Supplied material:
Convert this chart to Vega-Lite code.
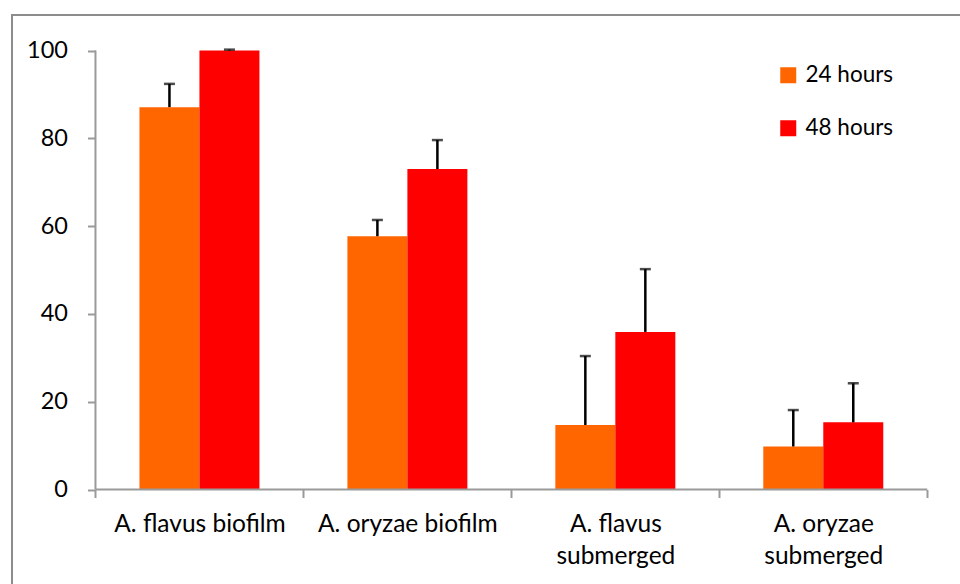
{
  "$schema": "https://vega.github.io/schema/vega-lite/v6.json",
  "width": 960,
  "height": 584,
  "autosize": {"type": "none"},
  "padding": {"left": 12, "top": 15, "right": 0, "bottom": 0},
  "background": "white",
  "config": {"view": {"stroke": "#8c8c8c", "strokeWidth": 2}, "font": "Lato"},
  "data": {"values": [
    {"sample": "A. flavus biofilm", "time": "24 hours", "value": 87.1, "upper": 92.4},
    {"sample": "A. flavus biofilm", "time": "48 hours", "value": 100, "upper": 100.2},
    {"sample": "A. oryzae biofilm", "time": "24 hours", "value": 57.7, "upper": 61.4},
    {"sample": "A. oryzae biofilm", "time": "48 hours", "value": 73.0, "upper": 79.6},
    {"sample": "A. flavus submerged", "time": "24 hours", "value": 14.7, "upper": 30.4},
    {"sample": "A. flavus submerged", "time": "48 hours", "value": 35.9, "upper": 50.2},
    {"sample": "A. oryzae submerged", "time": "24 hours", "value": 9.8, "upper": 18.1},
    {"sample": "A. oryzae submerged", "time": "48 hours", "value": 15.3, "upper": 24.2}
  ]},
  "layer": [
    {
      "mark": {"type": "bar"},
      "encoding": {
        "x": {
          "field": "sample", "type": "nominal", "sort": null,
          "scale": {"domain": ["A. flavus biofilm", "A. oryzae biofilm", "A. flavus submerged", "A. oryzae submerged"], "paddingInner": 0, "paddingOuter": 0.3083, "align": 0.651},
          "axis": {
            "orient": "bottom", "offset": -109.5, "domain": false, "tickBand": "extent",
            "tickSize": 8, "tickWidth": 2, "tickColor": "#9a9a9a", "labelAngle": 0,
            "labelFontSize": 24.5, "labelColor": "#000000", "labelPadding": 15, "labelLineHeight": 32,
            "labelLimit": 400, "labelOverlap": false,
            "labelExpr": "test(/submerged/, datum.label) ? [replace(datum.label, ' submerged', ''), 'submerged'] : datum.label",
            "title": null
          }
        },
        "xOffset": {"field": "time", "type": "nominal", "scale": {"paddingInner": 0, "paddingOuter": 0.733}},
        "y": {
          "field": "value", "type": "quantitative",
          "scale": {"domain": [-24.94, 108.09], "nice": false, "zero": false},
          "axis": {
            "values": [0, 20, 40, 60, 80, 100], "offset": -83.5, "domain": false, "grid": false,
            "tickSize": 8, "tickWidth": 2, "tickColor": "#9a9a9a",
            "labelFontSize": 23.5, "labelColor": "#000000", "labelPadding": 20, "title": null
          }
        },
        "color": {
          "field": "time", "type": "nominal",
          "scale": {"domain": ["24 hours", "48 hours"], "range": ["#FF6600", "#FF0000"]},
          "legend": {
            "orient": "none", "legendX": 765, "legendY": 49, "title": null,
            "symbolType": "square", "symbolSize": 256, "symbolStrokeWidth": 0,
            "labelFontSize": 22.5, "labelColor": "#000000", "rowPadding": 30, "labelOffset": 6
          }
        }
      }
    },
    {
      "mark": {"type": "rule", "color": "#000000", "strokeWidth": 2.5},
      "encoding": {
        "x": {"field": "sample", "type": "nominal"},
        "xOffset": {"field": "time", "type": "nominal"},
        "y": {"field": "value", "type": "quantitative"},
        "y2": {"field": "upper"}
      }
    },
    {
      "mark": {"type": "tick", "color": "#000000", "thickness": 2.5, "size": 11},
      "encoding": {
        "x": {"field": "sample", "type": "nominal"},
        "xOffset": {"field": "time", "type": "nominal"},
        "y": {"field": "upper", "type": "quantitative"}
      }
    },
    {
      "data": {"values": [{"a": 1}]},
      "mark": {"type": "rule", "color": "#9a9a9a", "strokeWidth": 2},
      "encoding": {
        "x": {"datum": "A. flavus biofilm", "type": "nominal", "bandPosition": 0},
        "x2": {"datum": "A. oryzae submerged", "bandPosition": 1},
        "y": {"datum": 0, "type": "quantitative"}
      }
    },
    {
      "data": {"values": [{"a": 1}]},
      "mark": {"type": "rule", "color": "#9a9a9a", "strokeWidth": 2},
      "encoding": {
        "x": {"datum": "A. flavus biofilm", "type": "nominal", "bandPosition": 0},
        "y": {"datum": 0, "type": "quantitative"},
        "y2": {"datum": 100}
      }
    }
  ]
}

Exercise: Make an exact copy of the data above, pictures excluded.

Written response:
Convert this chart to Vega-Lite code.
{
  "$schema": "https://vega.github.io/schema/vega-lite/v6.json",
  "width": 960,
  "height": 584,
  "autosize": {"type": "none"},
  "padding": {"left": 12, "top": 15, "right": 0, "bottom": 0},
  "background": "white",
  "config": {"view": {"stroke": "#8c8c8c", "strokeWidth": 2}, "font": "Lato"},
  "data": {"values": [
    {"sample": "A. flavus biofilm", "time": "24 hours", "value": 87.1, "upper": 92.4},
    {"sample": "A. flavus biofilm", "time": "48 hours", "value": 100, "upper": 100.2},
    {"sample": "A. oryzae biofilm", "time": "24 hours", "value": 57.7, "upper": 61.4},
    {"sample": "A. oryzae biofilm", "time": "48 hours", "value": 73.0, "upper": 79.6},
    {"sample": "A. flavus submerged", "time": "24 hours", "value": 14.7, "upper": 30.4},
    {"sample": "A. flavus submerged", "time": "48 hours", "value": 35.9, "upper": 50.2},
    {"sample": "A. oryzae submerged", "time": "24 hours", "value": 9.8, "upper": 18.1},
    {"sample": "A. oryzae submerged", "time": "48 hours", "value": 15.3, "upper": 24.2}
  ]},
  "layer": [
    {
      "mark": {"type": "bar"},
      "encoding": {
        "x": {
          "field": "sample", "type": "nominal", "sort": null,
          "scale": {"domain": ["A. flavus biofilm", "A. oryzae biofilm", "A. flavus submerged", "A. oryzae submerged"], "paddingInner": 0, "paddingOuter": 0.3083, "align": 0.651},
          "axis": {
            "orient": "bottom", "offset": -109.5, "domain": false, "tickBand": "extent",
            "tickSize": 8, "tickWidth": 2, "tickColor": "#9a9a9a", "labelAngle": 0,
            "labelFontSize": 24.5, "labelColor": "#000000", "labelPadding": 15, "labelLineHeight": 32,
            "labelLimit": 400, "labelOverlap": false,
            "labelExpr": "test(/submerged/, datum.label) ? [replace(datum.label, ' submerged', ''), 'submerged'] : datum.label",
            "title": null
          }
        },
        "xOffset": {"field": "time", "type": "nominal", "scale": {"paddingInner": 0, "paddingOuter": 0.733}},
        "y": {
          "field": "value", "type": "quantitative",
          "scale": {"domain": [-24.94, 108.09], "nice": false, "zero": false},
          "axis": {
            "values": [0, 20, 40, 60, 80, 100], "offset": -83.5, "domain": false, "grid": false,
            "tickSize": 8, "tickWidth": 2, "tickColor": "#9a9a9a",
            "labelFontSize": 23.5, "labelColor": "#000000", "labelPadding": 20, "title": null
          }
        },
        "color": {
          "field": "time", "type": "nominal",
          "scale": {"domain": ["24 hours", "48 hours"], "range": ["#FF6600", "#FF0000"]},
          "legend": {
            "orient": "none", "legendX": 765, "legendY": 49, "title": null,
            "symbolType": "square", "symbolSize": 256, "symbolStrokeWidth": 0,
            "labelFontSize": 22.5, "labelColor": "#000000", "rowPadding": 30, "labelOffset": 6
          }
        }
      }
    },
    {
      "mark": {"type": "rule", "color": "#000000", "strokeWidth": 2.5},
      "encoding": {
        "x": {"field": "sample", "type": "nominal"},
        "xOffset": {"field": "time", "type": "nominal"},
        "y": {"field": "value", "type": "quantitative"},
        "y2": {"field": "upper"}
      }
    },
    {
      "mark": {"type": "tick", "color": "#000000", "thickness": 2.5, "size": 11},
      "encoding": {
        "x": {"field": "sample", "type": "nominal"},
        "xOffset": {"field": "time", "type": "nominal"},
        "y": {"field": "upper", "type": "quantitative"}
      }
    },
    {
      "data": {"values": [{"a": 1}]},
      "mark": {"type": "rule", "color": "#9a9a9a", "strokeWidth": 2},
      "encoding": {
        "x": {"datum": "A. flavus biofilm", "type": "nominal", "bandPosition": 0},
        "x2": {"datum": "A. oryzae submerged", "bandPosition": 1},
        "y": {"datum": 0, "type": "quantitative"}
      }
    },
    {
      "data": {"values": [{"a": 1}]},
      "mark": {"type": "rule", "color": "#9a9a9a", "strokeWidth": 2},
      "encoding": {
        "x": {"datum": "A. flavus biofilm", "type": "nominal", "bandPosition": 0},
        "y": {"datum": 0, "type": "quantitative"},
        "y2": {"datum": 100}
      }
    }
  ]
}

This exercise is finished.